I have no idea what this proverb means (and, being pedantic and annoying, wonder whether they mean hanged, though that doesn’t make it any clearer[1]), but then most Belgian proverbs are baffling. To wit… ‘Don’t make use of another’s mouth unless it has been leant to you.’  If only there were an emoticon for a mixture of befuddlement and phnar phnaring.   There’s a Belgian saying which states that ‘proverbs are the library of history’, in which case, Belgium must have a strange and twisted past… hmmm. Anyway, talking of twists, the eagle-eyed among you will notice that Belarus is missing.  This is because my Belarusian friend has only just sent me one of the few works in translation. So far, it’s looking good. It feels like reading Bram Stoker for the first time. But more of that next week, for now let’s turn back to ‘out of order’ Belgium and Georges Simenon’s The President.

I chose this over a Maigret simply because it was in my local independent bookshop on the day I needed to buy something Belgian, I liked the edition and it was translated by someone called Daphne, a name I always find endearing.   To say I enjoyed it would be misleading. I appreciated it.  It’s a very fine piece of writing which charts the last days of an elder statesman who holds a piece of information that could bring down the Government.  That, however, makes it sound like a thriller.
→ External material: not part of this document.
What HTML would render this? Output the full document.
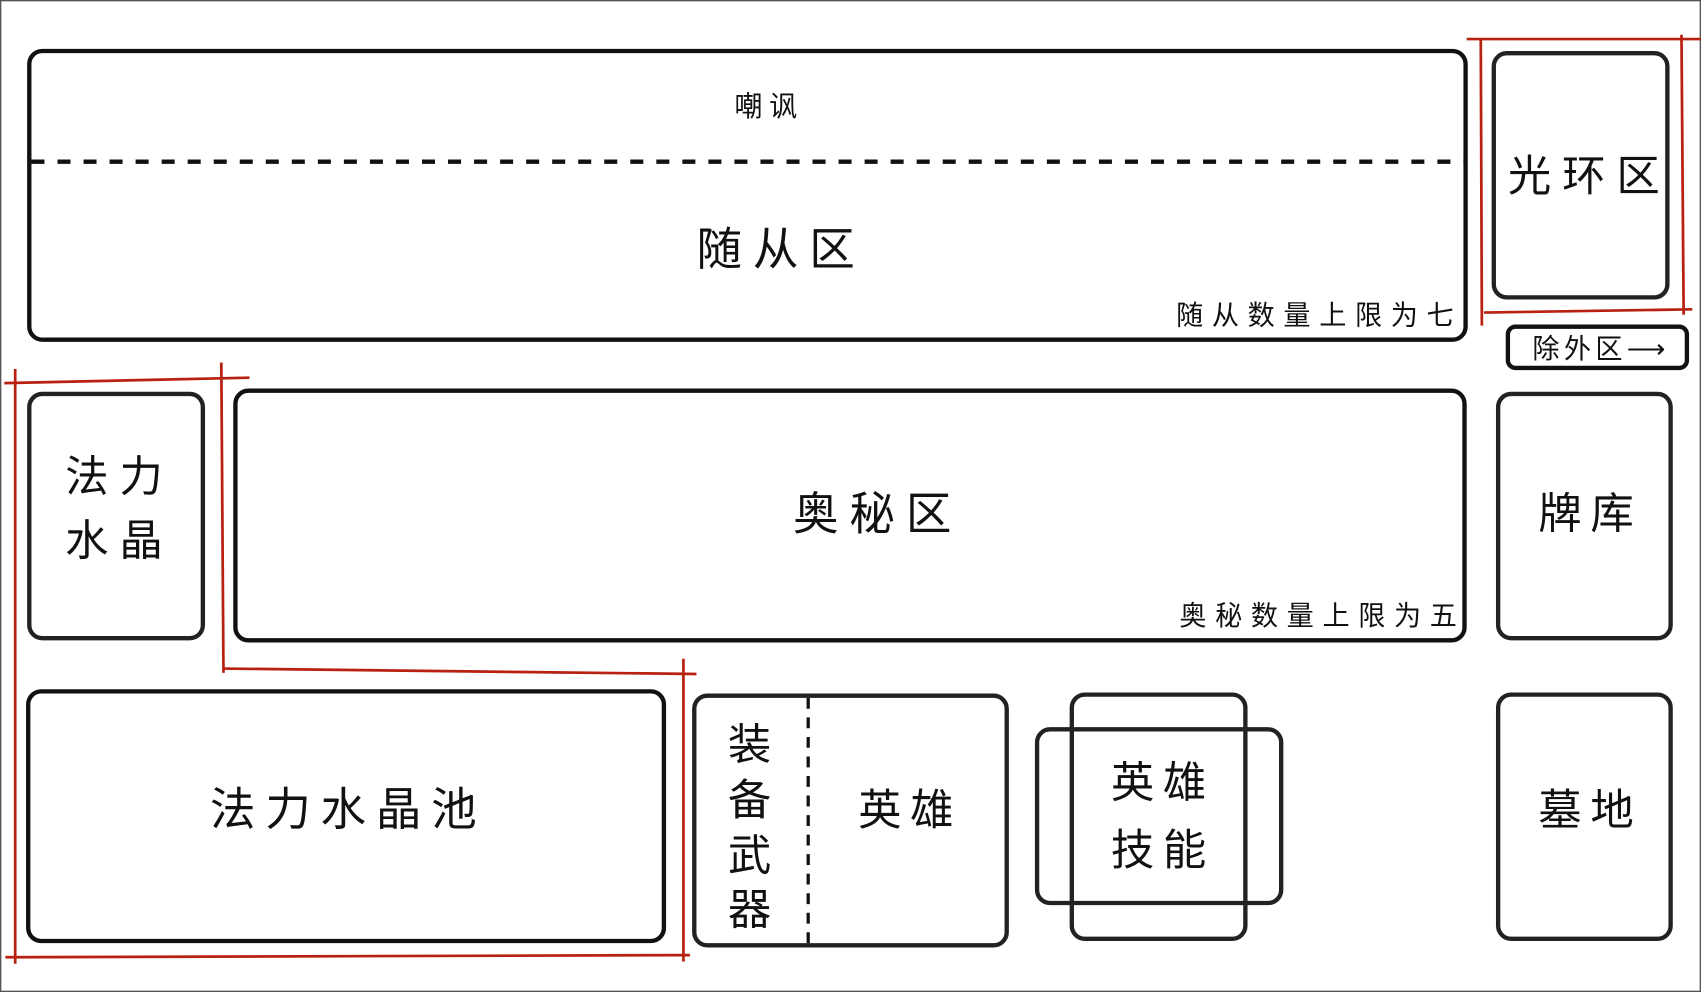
<!DOCTYPE html>
<html><head><meta charset="utf-8"><style>
html,body{margin:0;padding:0;background:#fff;}
svg{display:block;}
text{font-family:"Liberation Sans","Noto Sans CJK SC",sans-serif;fill:#111;}
</style></head><body>
<svg width="1701" height="992" viewBox="0 0 1568 914" preserveAspectRatio="none" xmlns="http://www.w3.org/2000/svg">
<rect x="0.5" y="0.5" width="1567" height="913" fill="#fff" stroke="#555" stroke-width="1.5"/>
<g fill="none" stroke="#111" stroke-width="4">
<rect x="27" y="47" width="1324" height="266" rx="12"/>
<rect x="1377" y="49" width="160" height="225" rx="12" stroke="#222"/>
<rect x="1390" y="301" width="165" height="38" rx="7"/>
<rect x="27" y="363" width="160" height="225" rx="12" stroke="#222"/>
<rect x="217" y="360" width="1133" height="230" rx="12"/>
<rect x="1381" y="363" width="159" height="225" rx="12" stroke="#222"/>
<rect x="26" y="637" width="586" height="230" rx="12"/>
<rect x="640" y="641" width="288" height="230" rx="12" stroke="#222"/>
<rect x="988" y="640" width="160" height="225" rx="12" stroke="#222"/>
<rect x="956" y="672" width="225" height="160" rx="12" stroke="#222"/>
<rect x="1381" y="640" width="159" height="225" rx="12" stroke="#222"/>
<line x1="29" y1="149" x2="1350" y2="149" stroke-dasharray="12,12"/>
<line x1="745" y1="643" x2="745" y2="870" stroke-width="3" stroke-dasharray="10,8"/>
</g>
<g stroke="#b82010" stroke-width="2.5" fill="none">
<line x1="1352" y1="36" x2="1568" y2="36"/>
<line x1="1365" y1="36" x2="1366" y2="300"/>
<line x1="1550" y1="32" x2="1552" y2="290"/>
<line x1="1368" y1="288" x2="1560" y2="285"/>
<line x1="4" y1="353" x2="230" y2="348"/>
<line x1="14" y1="340" x2="14" y2="888"/>
<line x1="204" y1="334" x2="206" y2="620"/>
<line x1="206" y1="616" x2="642" y2="621"/>
<line x1="630" y1="607" x2="630" y2="886"/>
<line x1="5" y1="882" x2="636" y2="880"/>
</g>
<g text-anchor="middle">
<text x="709" y="107" font-size="26" letter-spacing="6">嘲讽</text>
<text x="720" y="244" font-size="42" letter-spacing="10">随从区</text>
<text x="1348" y="299" font-size="25" text-anchor="end" letter-spacing="8">随从数量上限为七</text>
<text x="1465" y="176" font-size="40" letter-spacing="10">光环区</text>
<text x="1476" y="330" font-size="25" letter-spacing="4">除外区⟶</text>
<text x="110" y="453" font-size="40" letter-spacing="10">法力</text>
<text x="110" y="512" font-size="40" letter-spacing="10">水晶</text>
<text x="809" y="488" font-size="42" letter-spacing="10">奥秘区</text>
<text x="1351" y="576" font-size="25" text-anchor="end" letter-spacing="8">奥秘数量上限为五</text>
<text x="1466" y="487" font-size="40" letter-spacing="8">牌库</text>
<text x="321" y="760" font-size="42" letter-spacing="9">法力水晶池</text>
<text x="691" y="700" font-size="40">装</text>
<text x="691" y="751" font-size="40">备</text>
<text x="691" y="802" font-size="40">武</text>
<text x="691" y="852" font-size="40">器</text>
<text x="839" y="760" font-size="40" letter-spacing="8">英雄</text>
<text x="1072" y="735" font-size="40" letter-spacing="8">英雄</text>
<text x="1072" y="797" font-size="40" letter-spacing="8">技能</text>
<text x="1466" y="760" font-size="40" letter-spacing="8">墓地</text>
</g>
</svg>
</body></html>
It’s not.  It’s an excavation of the thoughts of said (unnamed) statesman, as he faces death and comes to terms with past secrets.  On that score, it’s a good read, rather like reading a Maupassant short story.  Further, it’s well crafted, the kind of writing that forces you to slow-read.   The novel’s timeless, rather out-dated feel, could be down to its being based on Georges Clemenceau (supposedly), or to Daphne’s translation which uses words like ‘correspondence’ for letters and ‘finishing ones toilet’ for getting ready.  That said, it was written in 1958 at a time when Simenon was in his mid-50s, so maybe he was having a mid-life crisis, questioning his own mortality and what, if anything, had meaning.

So, if you like well-written, introspective novels, you’ll like The President.  If you don’t, it’s only 152 little pages and won’t do you any harm.
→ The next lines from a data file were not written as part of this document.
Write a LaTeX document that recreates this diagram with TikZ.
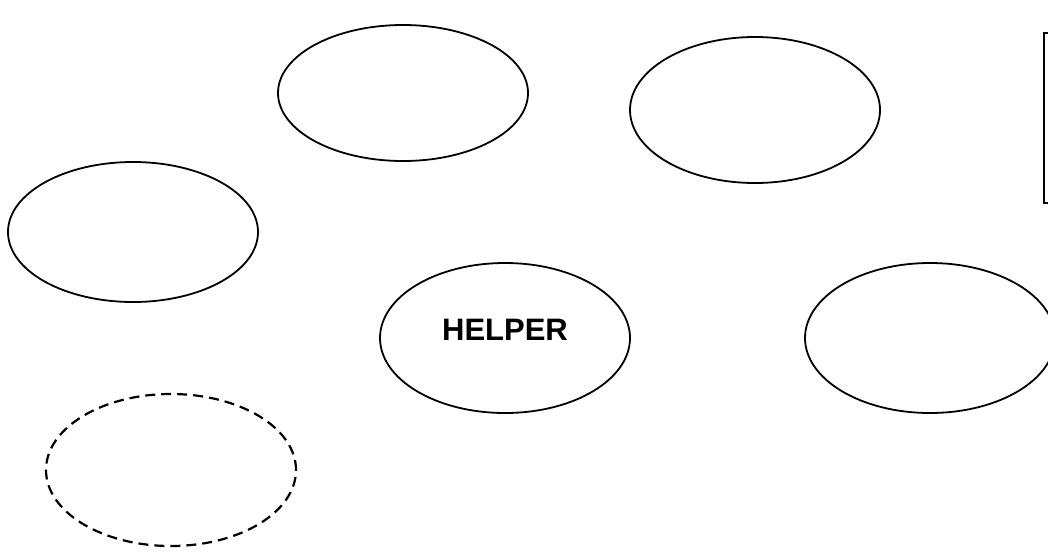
\documentclass[tikz,border=0pt]{standalone}
\usepackage{fontspec}
\setmainfont{Liberation Sans}
\usetikzlibrary{shapes.geometric}
\tikzset{
  oval/.style={draw=black, line width=1.8pt, ellipse, inner sep=0pt, minimum width=250pt, minimum height=#1},
  oval/.default=146pt,
  dashedoval/.style={oval=152pt, line width=2.2pt, dash pattern=on 10pt off 6pt},
  sidebox/.style={draw=black, line width=1.9pt, rectangle, inner sep=0pt, minimum width=40pt, minimum height=170pt},
  lbl/.style={font=\bfseries\fontsize{31}{36}\selectfont}
}
\begin{document}
\begin{tikzpicture}[x=1pt,y=-1pt]
\useasboundingbox (0,0) rectangle (1048,552);
\clip (0,0) rectangle (1048,552);
\node[oval=136pt] (top) at (403,93) {};
\node[oval=146pt] (topright) at (755,110) {};
\node[oval=140pt] (left) at (133,232) {};
\node[oval=150pt] (helper) at (505,338) {};
\node[lbl] (helpertext) at (505,330) {HELPER};
\node[oval=150pt] (right) at (930,338) {};
\node[dashedoval] (dashed) at (171,470) {};
\node[sidebox, anchor=north west] (box) at (1043,32) {};
\end{tikzpicture}
\end{document}
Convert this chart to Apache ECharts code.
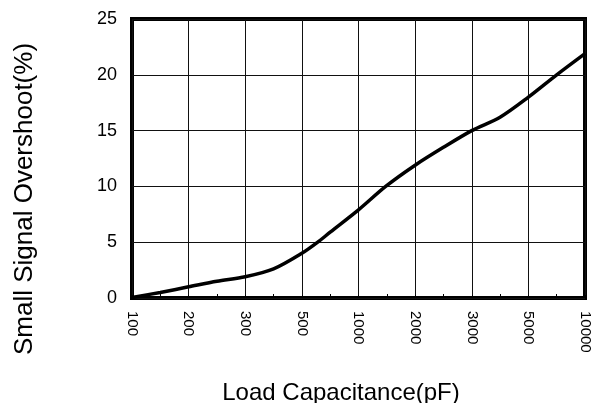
<!DOCTYPE html>
<html>
<head>
<meta charset="utf-8">
<script src="https://cdn.jsdelivr.net/npm/echarts@6/dist/echarts.min.js"></script>
<style>html,body{margin:0;padding:0;background:#fff}#c{width:591px;height:403px}</style>
</head>
<body>
<div id="c"></div>
<script>
// Category tick labels (evenly spaced positions on the x axis)
var xTickLabels = ['100','200','300','500','1000','2000','3000','5000','10000'];
// Curve samples: position along the x axis (in tick-index units) and overshoot (%)
var xPos      = [0,    0.5,  1,    1.5,  2,    2.5,  3,    3.28, 3.5,  4,    4.48, 5,    5.5,  6,    6.5,  7,    7.5,  8];
var overshoot = [0.05, 0.5,  1.0,  1.5,  1.9,  2.6,  4.0,  5.0,  5.9,  7.9,  10.0, 11.9, 13.5, 15.0, 16.2, 18.0, 20.0, 21.9];
var yTicks = [0, 25, 5];
var xTitle = 'Load Capacitance(pF)';
var yTitle = 'Small Signal Overshoot(%)';

var data = xPos.map(function(x, i){ return [x, overshoot[i]]; });
var chart = echarts.init(document.getElementById('c'));
var font = 'Liberation Sans, Arial, sans-serif';
chart.setOption({
  animation: false,
  grid: {left: 132, right: 6, top: 19, bottom: 105, show: true, borderColor: '#000', borderWidth: 4,
         backgroundColor: 'transparent', outerBoundsMode: 'none', containLabel: false},
  graphic: [
    {type: 'text', x: 25, y: 199, rotation: Math.PI / 2,
     style: {text: yTitle, font: '26px ' + font, fill: '#000', align: 'center', verticalAlign: 'middle'}},
    {type: 'text', x: 341, y: 393,
     style: {text: xTitle, font: '24px ' + font, fill: '#000', align: 'center', verticalAlign: 'middle'}}
  ],
  xAxis: {
    type: 'value', min: 0, max: 8, interval: 1,
    axisLine: {show: false},
    axisTick: {show: true, inside: true, length: 3, lineStyle: {color: '#000'}},
    minorTick: {show: true, splitNumber: 2, length: 4, lineStyle: {color: '#000', width: 1}},
    splitLine: {show: true, lineStyle: {color: '#111', width: 1}},
    axisLabel: {rotate: -90, margin: 13, fontFamily: font, fontSize: 15, color: '#000',
      formatter: function(v){ return xTickLabels[Math.round(v)] || ''; }}
  },
  yAxis: {
    type: 'value', min: yTicks[0], max: yTicks[1], interval: yTicks[2],
    axisLine: {show: false}, axisTick: {show: false},
    splitLine: {show: true, lineStyle: {color: '#111', width: 1}},
    axisLabel: {margin: 15, fontFamily: font, fontSize: 18, color: '#000'}
  },
  series: [{
    type: 'line', data: data, smooth: 0.3, symbol: 'none',
    lineStyle: {color: '#000', width: 3.5}
  }]
});
</script>
</body>
</html>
And now the future!  Can one say that? Whatever! The next book will be as follows: Vladimir Korotkevich’s Savage Hunt of King Stakh, or Vladimir Karatkevich’s King Stakh’s Wild Hunt depending on how it’s been transliterated.
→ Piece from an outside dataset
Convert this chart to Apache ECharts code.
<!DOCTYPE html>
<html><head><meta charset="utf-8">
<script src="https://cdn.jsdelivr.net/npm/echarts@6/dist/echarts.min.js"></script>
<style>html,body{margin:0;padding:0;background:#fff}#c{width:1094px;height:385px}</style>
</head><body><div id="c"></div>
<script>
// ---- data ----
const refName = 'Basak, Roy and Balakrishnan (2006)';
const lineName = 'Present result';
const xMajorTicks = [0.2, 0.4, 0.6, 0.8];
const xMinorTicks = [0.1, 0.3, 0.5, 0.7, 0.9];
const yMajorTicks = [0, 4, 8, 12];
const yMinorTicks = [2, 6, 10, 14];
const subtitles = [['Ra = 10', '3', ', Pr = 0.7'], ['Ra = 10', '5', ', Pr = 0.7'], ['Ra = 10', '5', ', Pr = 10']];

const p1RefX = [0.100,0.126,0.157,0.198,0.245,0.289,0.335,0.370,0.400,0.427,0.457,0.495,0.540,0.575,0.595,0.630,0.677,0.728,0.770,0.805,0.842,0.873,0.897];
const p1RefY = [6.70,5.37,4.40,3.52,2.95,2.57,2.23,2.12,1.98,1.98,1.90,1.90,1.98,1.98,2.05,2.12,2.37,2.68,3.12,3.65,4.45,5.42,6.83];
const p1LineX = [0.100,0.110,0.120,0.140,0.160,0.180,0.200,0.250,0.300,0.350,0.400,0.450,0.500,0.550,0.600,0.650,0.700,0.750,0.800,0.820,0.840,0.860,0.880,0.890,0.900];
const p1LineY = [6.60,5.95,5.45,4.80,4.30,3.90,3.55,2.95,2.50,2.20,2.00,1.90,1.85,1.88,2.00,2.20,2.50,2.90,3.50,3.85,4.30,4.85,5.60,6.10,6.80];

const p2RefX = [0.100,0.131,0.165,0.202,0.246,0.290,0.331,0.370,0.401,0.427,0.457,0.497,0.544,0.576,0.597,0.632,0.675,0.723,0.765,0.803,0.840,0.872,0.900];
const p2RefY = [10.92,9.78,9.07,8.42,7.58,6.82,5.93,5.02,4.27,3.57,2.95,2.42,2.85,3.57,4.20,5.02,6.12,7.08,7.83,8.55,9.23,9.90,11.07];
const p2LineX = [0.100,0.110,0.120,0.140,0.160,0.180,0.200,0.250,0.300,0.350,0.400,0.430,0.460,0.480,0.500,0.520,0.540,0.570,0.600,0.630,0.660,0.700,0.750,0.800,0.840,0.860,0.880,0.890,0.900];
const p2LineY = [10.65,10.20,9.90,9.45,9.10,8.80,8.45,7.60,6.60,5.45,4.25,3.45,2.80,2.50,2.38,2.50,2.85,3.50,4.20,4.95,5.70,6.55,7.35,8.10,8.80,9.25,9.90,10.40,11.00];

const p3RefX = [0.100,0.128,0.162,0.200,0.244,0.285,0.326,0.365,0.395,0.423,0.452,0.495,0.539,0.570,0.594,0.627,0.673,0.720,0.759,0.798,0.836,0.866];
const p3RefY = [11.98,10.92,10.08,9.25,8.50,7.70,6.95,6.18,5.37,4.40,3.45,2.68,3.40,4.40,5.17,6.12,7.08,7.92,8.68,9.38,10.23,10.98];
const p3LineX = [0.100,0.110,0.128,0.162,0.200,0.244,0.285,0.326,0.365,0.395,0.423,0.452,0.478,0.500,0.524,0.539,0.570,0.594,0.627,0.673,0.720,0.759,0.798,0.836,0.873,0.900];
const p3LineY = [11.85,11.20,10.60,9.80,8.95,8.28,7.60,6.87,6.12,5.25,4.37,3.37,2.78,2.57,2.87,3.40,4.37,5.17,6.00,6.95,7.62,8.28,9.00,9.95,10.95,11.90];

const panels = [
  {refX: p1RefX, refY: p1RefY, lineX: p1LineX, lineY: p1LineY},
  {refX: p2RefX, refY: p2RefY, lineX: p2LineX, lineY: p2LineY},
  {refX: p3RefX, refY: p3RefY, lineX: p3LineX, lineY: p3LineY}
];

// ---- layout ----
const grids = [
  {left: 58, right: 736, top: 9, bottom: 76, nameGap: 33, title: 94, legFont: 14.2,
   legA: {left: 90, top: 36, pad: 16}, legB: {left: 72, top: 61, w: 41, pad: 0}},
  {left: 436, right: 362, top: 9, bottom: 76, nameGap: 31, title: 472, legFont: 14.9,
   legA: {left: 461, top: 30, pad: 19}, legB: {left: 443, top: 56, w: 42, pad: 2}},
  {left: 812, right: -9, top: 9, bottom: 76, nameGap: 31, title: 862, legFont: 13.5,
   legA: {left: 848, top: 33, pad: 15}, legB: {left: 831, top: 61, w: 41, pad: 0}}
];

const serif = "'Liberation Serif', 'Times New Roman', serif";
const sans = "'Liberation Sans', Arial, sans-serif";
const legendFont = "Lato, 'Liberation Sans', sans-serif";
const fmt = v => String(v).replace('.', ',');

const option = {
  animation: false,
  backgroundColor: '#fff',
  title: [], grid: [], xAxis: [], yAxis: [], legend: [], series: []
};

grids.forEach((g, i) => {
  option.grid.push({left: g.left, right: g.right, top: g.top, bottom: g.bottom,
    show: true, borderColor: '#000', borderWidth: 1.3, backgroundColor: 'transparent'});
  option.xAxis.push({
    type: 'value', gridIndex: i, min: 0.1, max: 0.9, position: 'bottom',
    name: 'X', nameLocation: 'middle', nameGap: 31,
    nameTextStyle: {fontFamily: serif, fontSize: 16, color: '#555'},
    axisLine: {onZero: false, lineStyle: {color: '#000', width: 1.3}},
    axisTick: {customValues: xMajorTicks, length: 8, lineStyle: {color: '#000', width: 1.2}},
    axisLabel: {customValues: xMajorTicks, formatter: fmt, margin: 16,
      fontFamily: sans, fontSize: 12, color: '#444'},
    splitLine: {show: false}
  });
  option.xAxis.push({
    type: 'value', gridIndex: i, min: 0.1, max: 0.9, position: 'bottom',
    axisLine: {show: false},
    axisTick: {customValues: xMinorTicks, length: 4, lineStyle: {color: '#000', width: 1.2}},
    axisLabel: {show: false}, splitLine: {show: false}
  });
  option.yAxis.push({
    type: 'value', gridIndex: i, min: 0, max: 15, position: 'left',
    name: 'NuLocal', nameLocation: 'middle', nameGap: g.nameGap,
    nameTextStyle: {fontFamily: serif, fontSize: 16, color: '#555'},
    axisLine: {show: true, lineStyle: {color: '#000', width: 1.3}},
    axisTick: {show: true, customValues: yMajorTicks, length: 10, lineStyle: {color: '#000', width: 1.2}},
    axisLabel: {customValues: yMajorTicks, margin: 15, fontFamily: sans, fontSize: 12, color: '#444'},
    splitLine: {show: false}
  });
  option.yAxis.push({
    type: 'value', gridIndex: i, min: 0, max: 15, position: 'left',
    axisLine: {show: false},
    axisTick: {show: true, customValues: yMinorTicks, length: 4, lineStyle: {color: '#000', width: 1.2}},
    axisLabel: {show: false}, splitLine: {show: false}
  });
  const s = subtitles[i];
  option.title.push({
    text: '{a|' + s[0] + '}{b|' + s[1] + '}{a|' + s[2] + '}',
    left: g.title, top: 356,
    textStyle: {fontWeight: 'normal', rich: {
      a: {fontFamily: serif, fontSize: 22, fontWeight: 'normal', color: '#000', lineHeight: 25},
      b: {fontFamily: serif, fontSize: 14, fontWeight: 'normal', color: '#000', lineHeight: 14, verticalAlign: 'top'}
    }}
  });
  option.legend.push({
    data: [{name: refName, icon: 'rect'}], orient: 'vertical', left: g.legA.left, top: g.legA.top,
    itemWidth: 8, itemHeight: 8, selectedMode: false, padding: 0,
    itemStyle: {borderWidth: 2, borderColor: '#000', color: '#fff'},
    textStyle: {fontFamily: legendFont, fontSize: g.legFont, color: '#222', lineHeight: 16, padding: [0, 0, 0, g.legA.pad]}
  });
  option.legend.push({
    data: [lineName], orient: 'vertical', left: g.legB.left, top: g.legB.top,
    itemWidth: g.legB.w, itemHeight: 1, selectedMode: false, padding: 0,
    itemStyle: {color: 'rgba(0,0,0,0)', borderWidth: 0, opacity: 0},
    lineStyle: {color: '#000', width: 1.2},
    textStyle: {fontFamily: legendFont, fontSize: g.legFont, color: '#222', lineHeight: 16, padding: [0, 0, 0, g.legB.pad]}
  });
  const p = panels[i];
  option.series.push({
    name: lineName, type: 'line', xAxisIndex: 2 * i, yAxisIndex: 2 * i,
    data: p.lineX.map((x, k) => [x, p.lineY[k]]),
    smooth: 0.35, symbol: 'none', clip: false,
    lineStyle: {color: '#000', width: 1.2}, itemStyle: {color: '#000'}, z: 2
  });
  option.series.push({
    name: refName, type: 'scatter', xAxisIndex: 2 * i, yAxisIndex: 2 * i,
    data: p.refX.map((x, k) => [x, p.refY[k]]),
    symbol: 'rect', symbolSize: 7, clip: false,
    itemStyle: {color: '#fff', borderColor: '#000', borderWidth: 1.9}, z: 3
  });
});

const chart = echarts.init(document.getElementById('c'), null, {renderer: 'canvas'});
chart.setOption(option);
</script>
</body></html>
You’ll find here: http://kupala-library.iatp.by/bel_lit/content2.html


[1] This from the O.E.D.’s competitor – “The distinction between hanged and hung is not an especially useful one (although a few commentators claim otherwise). It is, however, a simple one and easy to remember. Therein lies its popularity. If you make a point of observing the distinction in your writing you will not thereby become a better writer, but you will spare yourself the annoyance of being corrected for having done something that is not wrong.”